Even though participants’ survey answers might be hard to quantify, the breathalyzer information is not. Working closely with co-researcher Warren Bickel, behavioral research professor with Fralin Biomedical Research Institute at VTC whose research has involved the use of breathalyzers, Brem expects to get objective data about student drinking and the likelihood that someone could perpetrate violence against an intimate partner. Studies have shown that adults will often under-report the number of alcoholic beverages they have consumed.

And college students?

“They're especially bad at it,” Brem said.

That’s why breathalyzer data is necessary, she said. The participant blows into the breathalyzer, which connects to a smartphone via Bluetooth to record the numbers.

“We wondered,” Brem said, “can we identify exact blood-alcohol concentration level when there might be the greatest likelihood that they would perpetrate sexual assault or intimate partner violence, sort of in the same way that we do with driving while intoxicated?”

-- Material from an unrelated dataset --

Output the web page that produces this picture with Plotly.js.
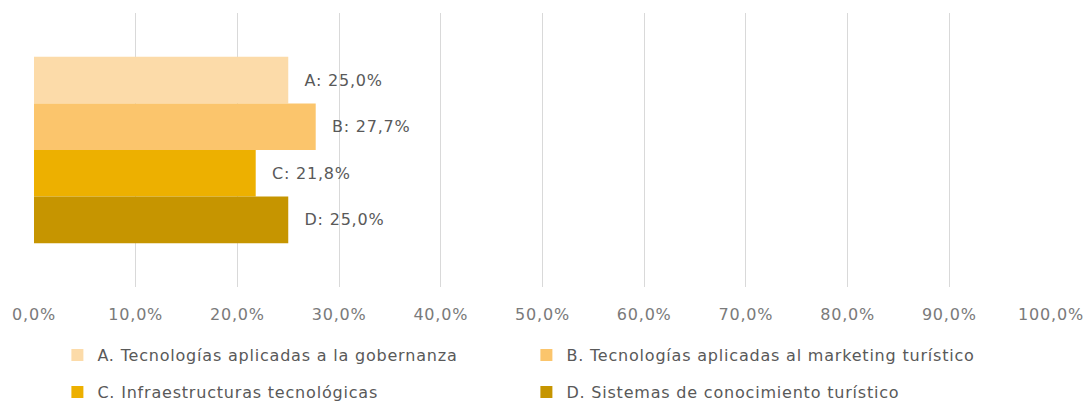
<!DOCTYPE html>
<html><head><meta charset="utf-8">
<script src="https://cdn.plot.ly/plotly-3.0.1.min.js"></script>
<style>html,body{margin:0;padding:0;background:#fff}#c{width:1092px;height:403px}
#c svg text{letter-spacing:0.8px}</style>
</head><body><div id="c"></div>
<script>
const category = ['Total'];
const seriesNames = ['A. Tecnologías aplicadas a la gobernanza','B. Tecnologías aplicadas al marketing turístico','C. Infraestructuras tecnológicas','D. Sistemas de conocimiento turístico'];
const seriesLetters = ['A','B','C','D'];
const seriesValues = [0.250, 0.277, 0.218, 0.250];
const seriesColors = ['#FCDBA9','#FBC56C','#EDB000','#C69500'];
const legendGroups = ['legend','legend','legend2','legend2'];

const FF = 'DejaVu Sans, sans-serif';
const font = {family:FF, size:16, color:'#595959'};
const traces = seriesNames.map((n,i)=>({
  type:'bar', orientation:'h', name:n, y:category, x:[seriesValues[i]],
  marker:{color:seriesColors[i]}, text:[seriesLetters[i]],
  texttemplate:'\u2003%{text}: %{x:.1%}', textposition:'outside', cliponaxis:false,
  textfont:{family:FF, size:16, color:'#595959'},
  legend:legendGroups[i], hoverinfo:'skip'
}));
const legendBase = {orientation:'h', x:0.023, xanchor:'left', yref:'container', yanchor:'middle',
  entrywidth:424, entrywidthmode:'pixels', font:{family:FF, size:16, color:'#595959'}, itemwidth:30};
const layout = {
  width:1092, height:403, margin:{l:34,r:41,t:13,b:116, autoexpand:false},
  paper_bgcolor:'#fff', plot_bgcolor:'#fff', separators:', ',
  barmode:'group', bargap:0.32, bargroupgap:0,
  font:font, showlegend:true,
  xaxis:{range:[0,1], tickformat:'.1%', dtick:0.1, showgrid:true, gridcolor:'#D9D9D9', gridwidth:1,
    zeroline:false, showline:false, ticks:'', ticklen:0, ticklabelstandoff:16,
    tickfont:{family:FF, size:16, color:'#7A7A7A'}, fixedrange:true},
  yaxis:{autorange:'reversed', showticklabels:false, showgrid:false, zeroline:false, ticks:''},
  legend:Object.assign({}, legendBase, {y:0.119}),
  legend2:Object.assign({}, legendBase, {y:0.027})
};
Plotly.newPlot('c', traces, layout, {displayModeBar:false, staticPlot:true});
</script></body></html>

The range of blood alcohol levels among heavy drinkers can be vast. In fact, during a pilot study conducted for this project, Brem’s team found that participants’ blood alcohol concentrations ranged from zero to a staggering 0.25 percent — more than three times the legal limit for driving while intoxicated and dangerously close to alcohol-poisoning levels.

“It's amazing that people are still alive and functioning at that point,” Brem said.

Another reason why breathalyzer data beats self-reported information is because many students simply don’t know how much alcohol constitutes a standard “drink.”

Heavy-drinking college students might be guzzling unknowable amounts of alcohol from bottles, cups, plastic jugs, aluminum pails, even rubber hoses.

“They're drinking directly out of bottles of liquor sometimes or they're drinking a concoction of various high-powered spirits made in large quantities, or mixed drinks,” Brem said. “Even when we give them a definition of a standard drink … they're really poor reporters when it comes to how much they've consumed.”

But the breathalyzer doesn’t lie.

As important as the objective alcohol data is for this study, there is some need for subjective self-reporting, especially when it comes to a heavy drinker’s mood, feelings or behavior toward other people. That’s why the survey’s daily questions are tailored in ways that don’t sound accusatory to the participants.

“For instance,” Brem said, “we will ask, ‘Since the last survey have you yelled at your partner or have you called them names? Have you pushed or shoved your partner?’’”

That method generated eye-popping answers during the pilot study. Fifty-four percent of the participants reported at least one intimate partner violence event during that study’s 28-day period.

Brem’s team takes a broad view when it comes to intimate partner violence, considering not only physical altercations, but online and technology-based violence, such as cyberstalking, bullying or making threats on social media.

This broader perspective also shifts the common narratives around intimate violence. Sexual perpetrators are often men, as research has shown for years, but men suffer the same rates of physical and psychological harm as women, Brem said. However, even in those cases where abuse rates are similar, women sustain more negative consequences.

“We do see that women are more likely to experience a greater severity of negative repercussions after the IPV,” Brem said, “meaning they need more resources such as shelter or financial support. They're more likely to miss work, they're more likely to experience mental health symptoms.”

Which means that Brem’s project has potential real-world societal and economic implications when it comes to reducing alcohol-related domestic violence and the societal costs required to handle the consequences — whether they be in healthcare, the judicial system, rehabilitation, workplaces, or other social safety-net programs.

The more information the public has, the better prepared it will be to prevent domestic violence and mitigate the fallout, according to TJ Shaw, a Ph.D. candidate and research assistant helping guide the data collection.

“We want to find out if this study is a way to get more information from college students who are at risk for this,” Shaw said. “We need to know if we can design an intervention system to reduce the likelihood of violence before it happens.”